The price is what happened. A pi 5 costs almost as much as an old used computer.

[–] Toribor@corndog.social 24 points 11 months ago* (last edited 11 months ago) (2 children)

This exactly. If you already have Pis they are still great. Back when they were $35 it was a pretty good value proposition with none of the power or space requirements of a full size x86 PC. But for $80-$100 it's really only worth it if you actually need something small, or if you plan to actually use the gpio pins for a project.

If you're just hosting software a several year old used desktop will outperform it significantly and cost about the same.

[–] MalReynolds 6 points 11 months ago* (last edited 11 months ago) (2 children)

less so with TCO considering the power budget...laptops however..

[–] Linkerbaan@lemmy.world 3 points 11 months ago (1 children)

The Pi 5 isn't very power efficient. X86 CPU's from a few years ago were already on a more efficient process node

[–] MalReynolds@lemmy.world 3 points 11 months ago (1 children)

You're quite right about the Pi 5 power efficiency, an Alder Lake N100 / i3 will smoke it in ops / watt given the right board, but the context was 'a several year old used desktop' which the Pi will handily beat.

[–] Linkerbaan@lemmy.world 0 points 11 months ago* (last edited 11 months ago)

Depends on what it's doing. The Pi5 has lower idle power usage but if it's under constant load it's actually very inefficient. Keep in mind that the Pi5 has a 25W max TDP, almost as high as the N100.

The reason that the N100 is seems less efficient in Jeff's video is because it's clocked a lot higher. And power usage increases exponentially with higher clockspeeds

The Pi5 is made on the 28nm node, which is from around 2011. Of course it has other efficiency improvements like the GPU and the ARM architecture, but pound for pound I don't think the Pi5 even beats a 6 year old desktop in efficiency if the desktop was properly downclocked and not running some inefficient HDD's or the likes.

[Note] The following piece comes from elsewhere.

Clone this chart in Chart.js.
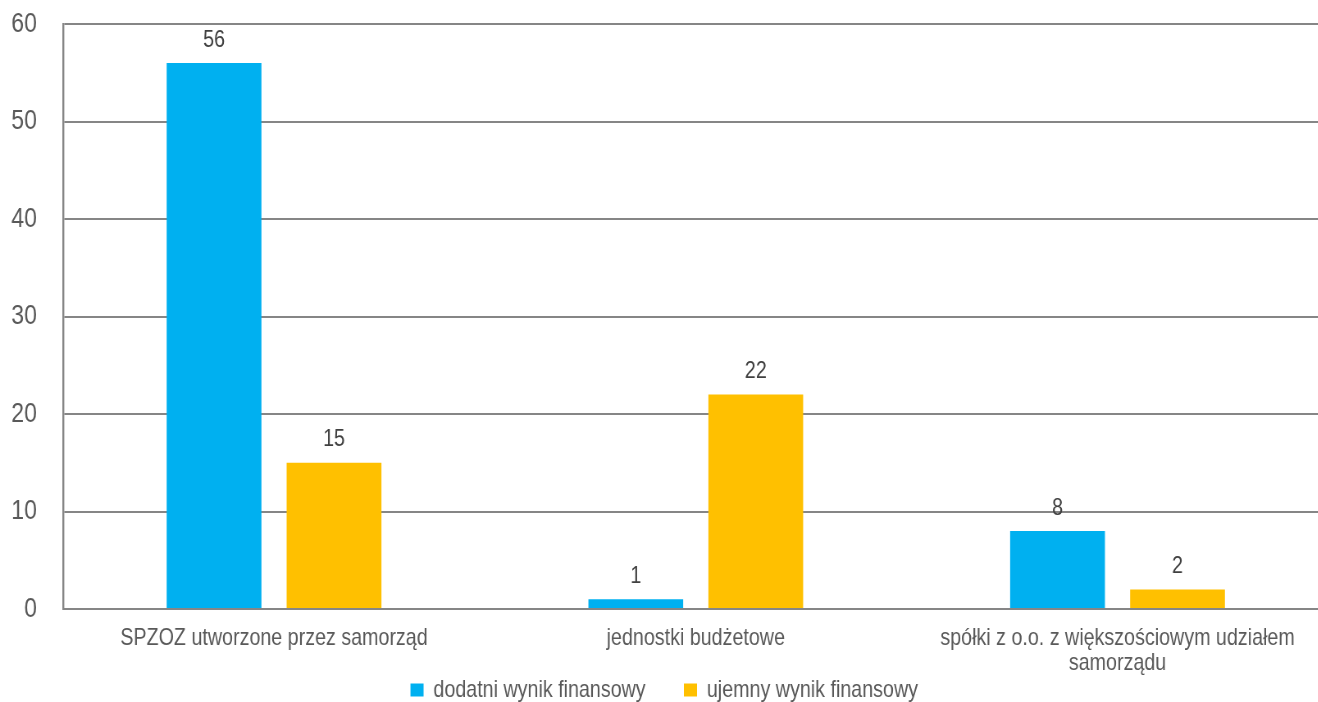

Rockchip boards on the other hand are made on 22nm, which is why they tend to be a bit more efficient.

[–] Toribor@corndog.social 1 points 11 months ago

True. I did some rough math when I needed to right-size a UPS for my home server rack and estimated that running a Pi4 for a year would cost me about $8 worth of electricity and that running an x86 desktop would cost me about $40. Not insignificant for sure if you're not going to use the extra performance that an x86 PC can offer.

[–] altima_neo@lemmy.zip 2 points 11 months ago

And then there's still all the crap it needs to work, if you don't already have it. Power supply, adapters, storage, case, hats, etc.